A studio fixer in the 1950s tries to keep production rolling when a star is kidnapped.
Joel and Ethan Coen return after the lo-fi meandering of Inside Llewyn Davis for a film that couldn't be more different. Set in the early 1950s, Hail, Caesar! dives deep inside the studio system for a tale of underhand dealings, crazy stars, kidnappings and some added Commie hysteria. And it has quite a lot of fun while doing it.
Mostly that's down to the typically excellent cast, headed up by Josh Brolin - who seems to be realising a surprising capacity for comedy in the wake of his turn in Inherent Vice. He's all over this picture, trying to keep the cogs of a major made up studio going amid all kinds of absurd, yet somehow more or less believeable, goings on.
The rest of the cast list is just as impressive - from George Clooney to Scarlett Johansson, Tilda Swinton, Channing Tatum, Jonah Hill and a scene-stealing performance by Ralph Fiennes, another player increasingly trying out the comedy sphere. His scenes with young Alden Ehrenreich had the audience near tears, something which I haven't seen a comedy achieve in quite some time.
Make no mistake though, this is definitely the Coens at their most absurd - as close as they've come to that vein since the ramshackle Burn After Reading.

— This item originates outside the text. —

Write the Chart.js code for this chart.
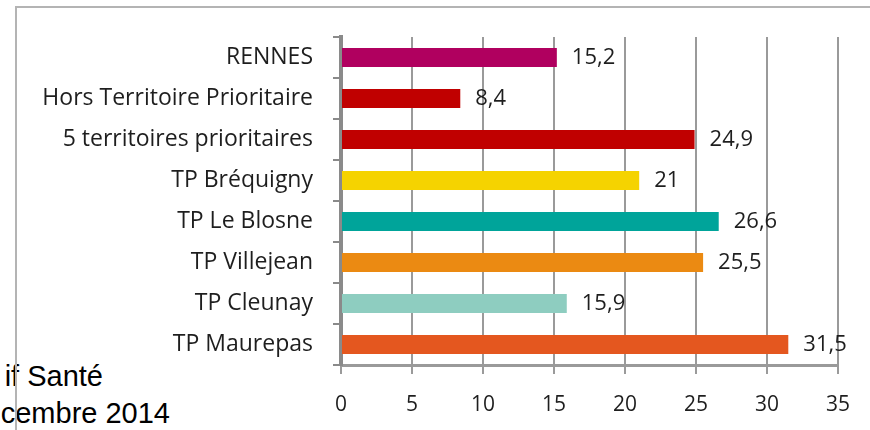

But there's a little more structure here, thanks to Brolin's central narrative line, and if the brothers pop off for an extended tap dance number it's easy to dismiss as a consequence of hanging around a studio, though it does start to feel like the siblings just wanted to direct Channing Tatum in an homage to the best of Gene Kelly.
Movie fans will enjoy the numerous references to classic films, or more specifically film technique - like cinematographer Roger Deakins' wonderful apeing of the rigid, deep focus look of a bilical epic, or the layers of makeup Clooney appears under while on camera. For modern audiences it's an interesting glimpse behind the camera at the forgotten tricks of making movie magic.
Hail, Caesar! is certainly the Coens best outright comedy in years (which wouldn't be difficult) but it still has its weaker moments. The plot is meagre at best, with barely enough story to sustain half the 106 minute running time. And while the screwball tone is charming enough, it does become grating in the second hour. By the end, you get the feeling that you've just watched a bunch of friends having a bit of a laugh at the expense of the studio and while you might enjoy yourself as well it's pretty empty entertainment.